Sul controllo dei prezzi delle merci si utilizza una forma ambigua, certamente si dice che i prezzi saranno fissati a partire dal sistema delle imprese, cioè dalla legge della domanda e dell’offerta, tranne per quei prodotti che siano di interesse sociale e servono per coprire le necessità fondamentali della popolazione. Si parla della stabilità dei prezzi a partire dalla regolamentazione del denaro in circolazione, questo tipo di misure sono utilizzate da alcuni governi neoliberisti per giustificare una politica di bassi salari, ai loro occhi ci sono troppi soldi nelle mani dei lavoratori e ciò è pericoloso perché provoca inflazione, perciò attaccano selvaggiamente i salari.
Uno dei modi di dare fiducia agli investitori è proporre clausole come indennizzazioni, relative all’inadempienza dei contratti, ecc.

Il cammino verso la restaurazione del capitalismo

Come possiamo vedere, ciò che propongono questi documenti, in nome del socialismo, è una controriforma sul terreno economico che permetta di riconoscere il mercato capitalista e la proprietà privata come una forza importante per lo sviluppo di Cuba; sul piano politico si propone una riforma dello Stato in cui il suo ruolo sia limitato a questioni di amministrazione giuridica e costituzionale, a collettore di tasse, ecc. Le aziende statali che generano risorse saranno amministrate da un comitato che dipende dallo Stato attraverso aziende private o miste. Sul piano sociale, anche se non si dichiara l’impossibilità di mantenere la sanità e l’istruzione in forma gratuita, si cominciano a porre limiti rispetto a chi può riceverla gratuitamente.
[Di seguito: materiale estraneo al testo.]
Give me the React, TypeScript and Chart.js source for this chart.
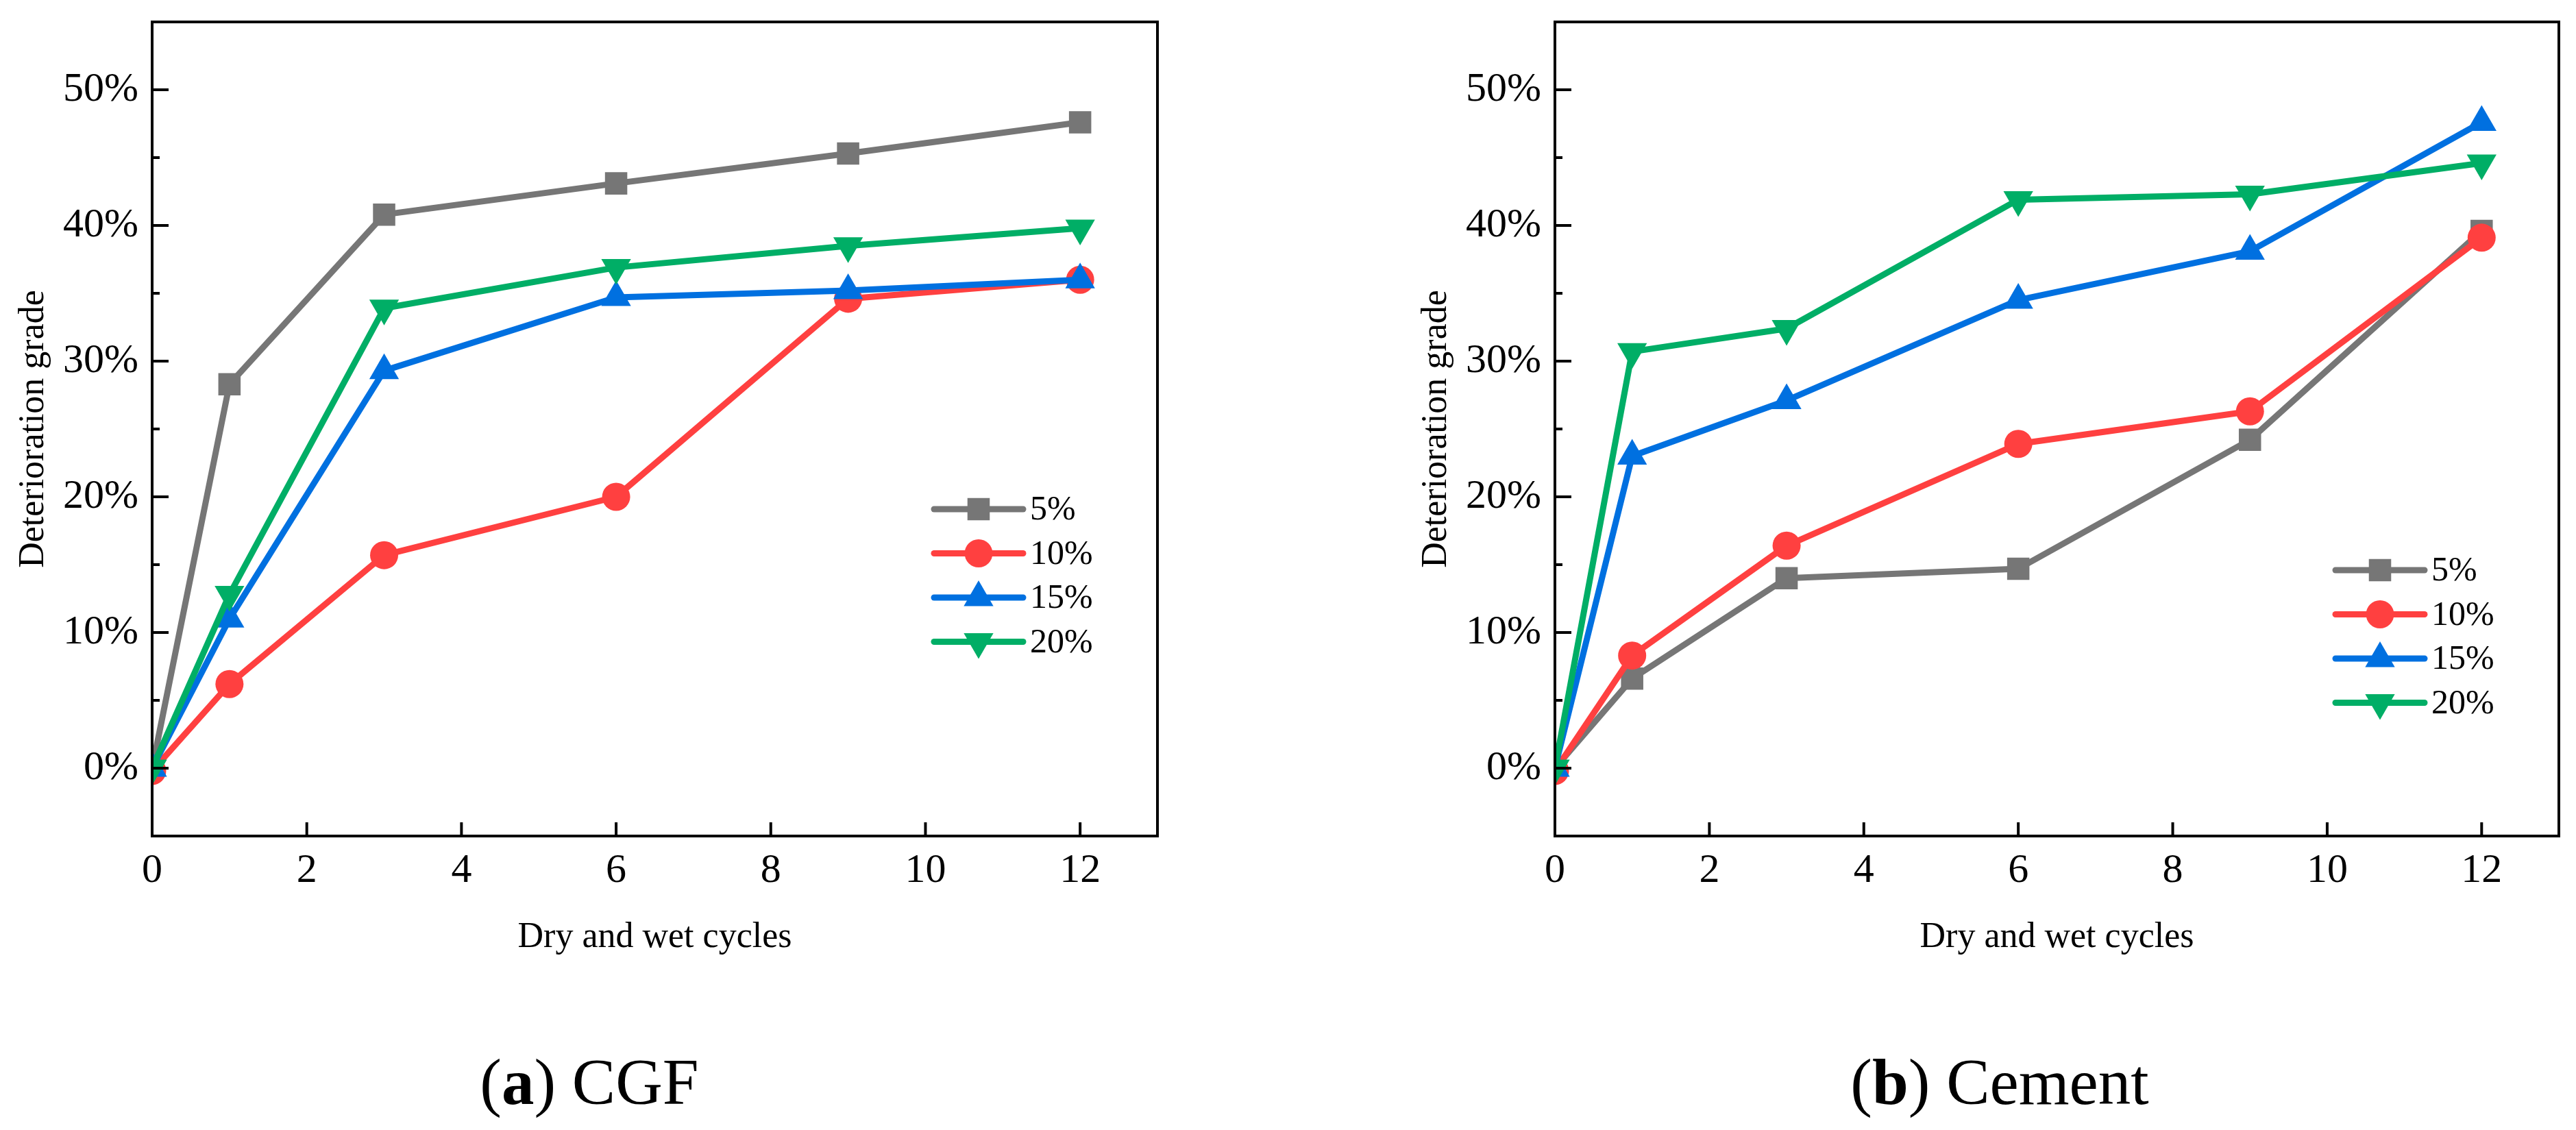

L’impatto che avranno queste riforme nel medio periodo sarà brutale per i giovani e i lavoratori dell’isola: dopo che il mercato avrà generato aspettative, ben presto conosceranno da vicino lo sfruttamento capitalista. In questo scenario vedremo lotte in difesa delle conquiste della rivoluzione e lo Stato dovrà reprimere i suoi militanti e il popolo che si opporrà a questi piani.
Si preparano grandi avvenimenti a Cuba, le tradizioni e l’esperienza dei vecchi militanti non si cancellano dal giorno alla notte. Centinaia di giovani parteciperanno a discussioni sulle prospettive future quando inizieranno a vedere messi in pericolo tutti i loro diritti.
Il tentativo di introdurre a Cuba misure di mercato capitalista per “mantenere” il socialismo, insieme a tutte le aspettative che si stanno creando sullo sviluppo tecnologico, la sostituzione delle importazioni, ecc., si scontrerà con la bancarotta organica del capitale a livello internazionale. L’introduzione del capitale imperialista svilupperà grandi lotte e la gioventù giocherà un ruolo eccezionale. Il bivio è chiaro: o provare a introdurre il capitalismo in modo controllato (il che porta inevitabilmente alla distruzione delle conquiste della rivoluzione) o andare verso la democrazia operaia e l’internazionalismo proletario.